Bellarmine currently has 21 athletic programs that compete at the Division II level in the Great Lakes Valley Conference. The Knights men’s lacrosse team is the only program that already competes at the Division I level, and the team will continue to play in the Southern Conference where it has competed since 2005.

The re-classification to D-I is a four-year process during which none of Bellarmine’s athletics programs will be able to compete in the NCAA tournaments. They can compete in postseason conference tournaments, and basketball teams can compete in the National Invitational Tournament or the 16-team College Basketball Invitational.

Bellarmine will be the only private D-I school in the state and one of few D-I Catholic universities in the South.

Donovan said with the move to D-I she hopes to see enrollment rise to between 2,750 and 3,000 in the near future. Bellarmine currently has an undergraduate enrollment of 2,544.

“Certainly student athletes look at athletic conferences, but you might note that other students do as well,” Donovan said. “So many students want to go to a Division-I school.

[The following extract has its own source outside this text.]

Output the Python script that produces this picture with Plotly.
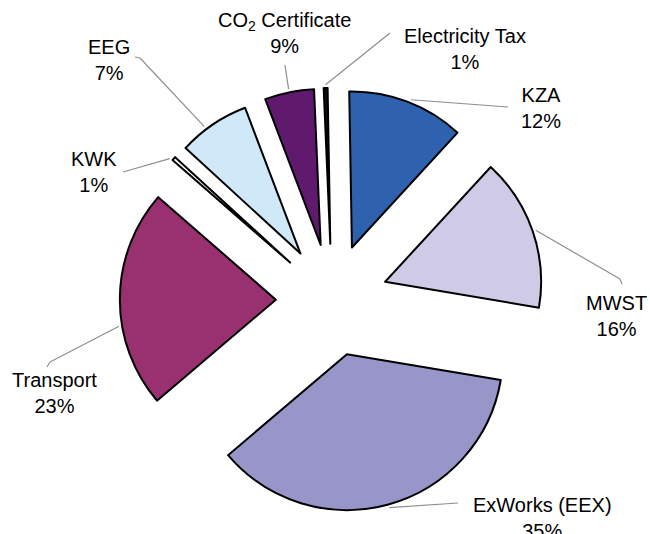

Today's student is sort of a sports conscious student, many of them and so they want to see athletics, they want to see their name on TV. So our name will become better known. We have great majors great academic disciplines that are well known in the in the state and in the city, but they're not as well known elsewhere.”

Victor Matheson, a sports economist at College of the Holy Cross, said making the case for the move up to D-I for a private liberal arts school like Bellarmine can be hard to justify, financially speaking.

“Just on pure profit loss, it's hard to make an argument that this is a good move,” Matheson said. “The only possible way you can really make that argument is by saying, ‘Yeah, it gives us an opportunity to basically advertise our school.’ You get that advertising through those occasional games, you know, against the real powerhouses in college sports.”

Bellarmine will join Florida Gulf Coast, Jacksonville, Kennesaw State, Liberty, Lipscomb, New Jersey Institute of Technology, North Alabama, North Florida and Stetson as the 10th member of the ASUN.

On Tuesday, Knights Athletic Director Scott Wiegandt listed the conference championships Bellarmine’s programs have won in the past year and said the move up to D-I made sense for the school.

“We're going to the big leagues,” he said. “Bellarmine is going to the show in every way. This transition is the next natural step.”

Wiegandt said the school is working on facilities upgrades to the baseball and softball fields as well as to the basketball team’s arena, Knights Hall.